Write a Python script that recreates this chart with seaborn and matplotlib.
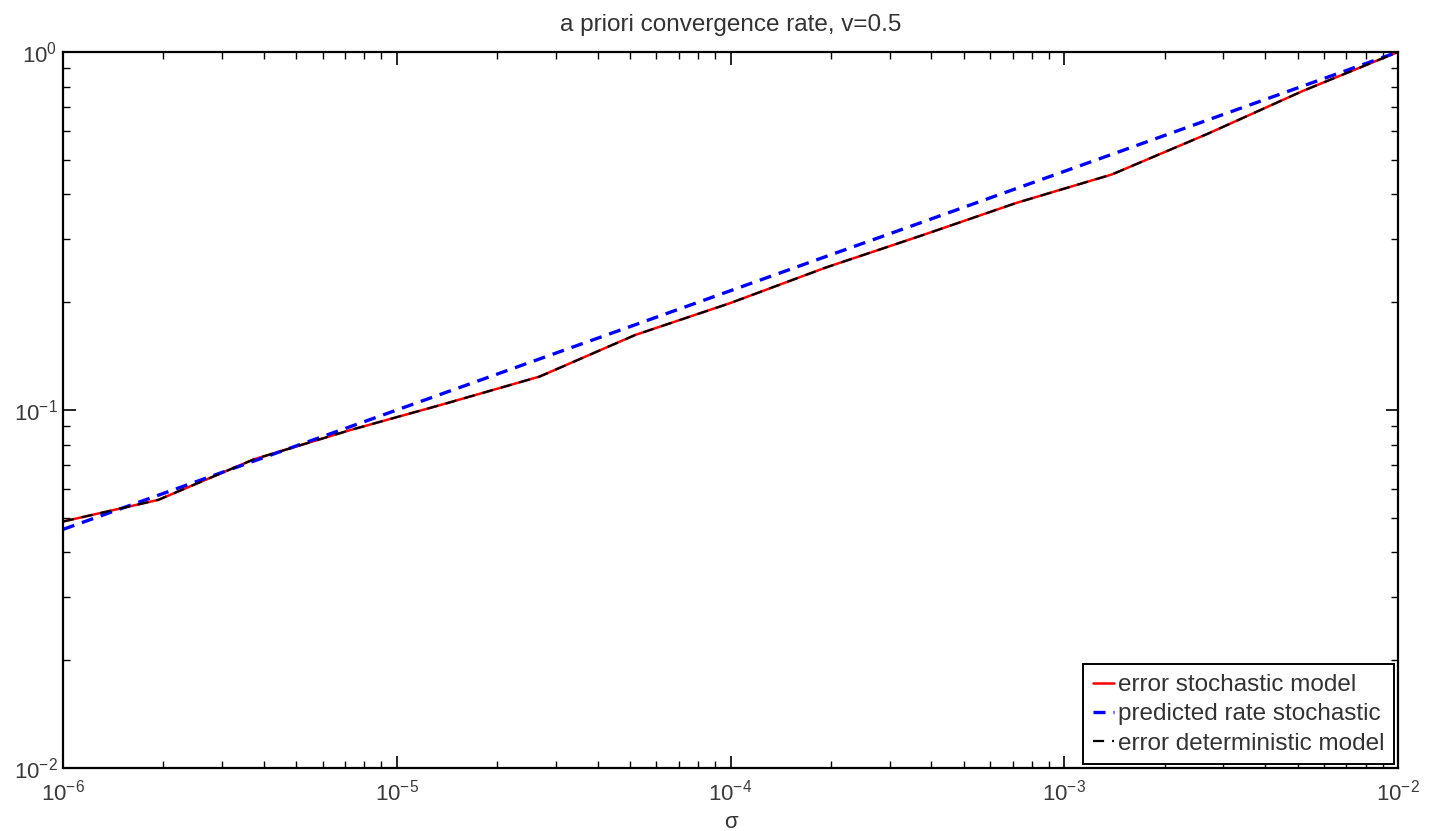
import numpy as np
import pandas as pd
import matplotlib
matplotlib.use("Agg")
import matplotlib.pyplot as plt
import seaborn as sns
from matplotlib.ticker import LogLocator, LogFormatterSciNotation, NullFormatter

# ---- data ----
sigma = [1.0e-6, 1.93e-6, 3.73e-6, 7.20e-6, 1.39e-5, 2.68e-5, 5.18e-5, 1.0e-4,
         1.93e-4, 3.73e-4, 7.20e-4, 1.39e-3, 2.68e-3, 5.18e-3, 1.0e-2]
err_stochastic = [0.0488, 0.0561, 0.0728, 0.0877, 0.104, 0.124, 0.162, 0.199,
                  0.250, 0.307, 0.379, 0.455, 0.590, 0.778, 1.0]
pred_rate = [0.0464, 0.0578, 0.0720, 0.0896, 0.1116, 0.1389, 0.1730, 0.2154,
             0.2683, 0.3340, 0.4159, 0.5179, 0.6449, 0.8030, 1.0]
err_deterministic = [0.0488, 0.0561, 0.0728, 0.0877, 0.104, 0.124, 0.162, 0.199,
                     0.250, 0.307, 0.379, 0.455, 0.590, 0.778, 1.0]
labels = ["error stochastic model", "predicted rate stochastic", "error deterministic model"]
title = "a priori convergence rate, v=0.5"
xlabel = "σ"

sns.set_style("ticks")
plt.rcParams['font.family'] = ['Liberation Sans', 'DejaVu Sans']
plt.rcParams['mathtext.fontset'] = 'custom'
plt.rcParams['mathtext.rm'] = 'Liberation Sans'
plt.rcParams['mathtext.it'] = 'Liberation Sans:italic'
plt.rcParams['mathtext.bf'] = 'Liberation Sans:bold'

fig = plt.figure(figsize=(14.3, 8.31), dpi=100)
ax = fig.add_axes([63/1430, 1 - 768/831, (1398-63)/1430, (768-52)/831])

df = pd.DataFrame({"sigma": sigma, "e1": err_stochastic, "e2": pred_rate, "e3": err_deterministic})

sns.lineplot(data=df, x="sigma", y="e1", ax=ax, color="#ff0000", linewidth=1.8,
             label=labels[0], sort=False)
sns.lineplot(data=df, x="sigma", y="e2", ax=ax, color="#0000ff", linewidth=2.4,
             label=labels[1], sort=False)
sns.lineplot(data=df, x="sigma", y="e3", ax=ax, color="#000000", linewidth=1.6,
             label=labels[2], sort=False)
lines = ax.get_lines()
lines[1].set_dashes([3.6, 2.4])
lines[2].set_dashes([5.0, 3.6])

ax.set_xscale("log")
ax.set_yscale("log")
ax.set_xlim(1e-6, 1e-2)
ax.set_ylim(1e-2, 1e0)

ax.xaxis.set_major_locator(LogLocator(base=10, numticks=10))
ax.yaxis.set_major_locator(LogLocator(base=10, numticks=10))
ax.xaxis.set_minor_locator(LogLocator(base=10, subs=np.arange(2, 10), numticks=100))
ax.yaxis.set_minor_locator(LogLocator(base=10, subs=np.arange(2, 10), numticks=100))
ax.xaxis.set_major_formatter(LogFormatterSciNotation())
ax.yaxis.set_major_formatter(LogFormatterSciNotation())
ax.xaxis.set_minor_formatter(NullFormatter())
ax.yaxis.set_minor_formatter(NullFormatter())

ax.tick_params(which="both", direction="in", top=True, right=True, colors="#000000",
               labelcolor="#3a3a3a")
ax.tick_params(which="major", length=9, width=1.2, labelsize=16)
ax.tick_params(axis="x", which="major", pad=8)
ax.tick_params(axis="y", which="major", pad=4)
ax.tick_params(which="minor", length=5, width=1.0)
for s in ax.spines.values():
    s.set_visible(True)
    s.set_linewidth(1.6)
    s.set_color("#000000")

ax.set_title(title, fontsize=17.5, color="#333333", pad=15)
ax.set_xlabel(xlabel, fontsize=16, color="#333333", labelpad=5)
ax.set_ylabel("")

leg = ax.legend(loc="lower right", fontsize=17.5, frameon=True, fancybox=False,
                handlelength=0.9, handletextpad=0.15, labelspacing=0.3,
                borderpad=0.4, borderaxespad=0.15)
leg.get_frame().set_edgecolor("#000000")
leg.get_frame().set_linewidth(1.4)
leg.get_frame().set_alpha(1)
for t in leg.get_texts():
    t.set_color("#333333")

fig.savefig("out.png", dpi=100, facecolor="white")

* * * *

● **Work required**: Pictures are excluded: retype only the lines from the beginning of the listing above through the line with "from matplotlib.ticker import", both included.

● **Written solution**:
Write a Python script that recreates this chart with seaborn and matplotlib.
import numpy as np
import pandas as pd
import matplotlib
matplotlib.use("Agg")
import matplotlib.pyplot as plt
import seaborn as sns
from matplotlib.ticker import LogLocator, LogFormatterSciNotation, NullFormatter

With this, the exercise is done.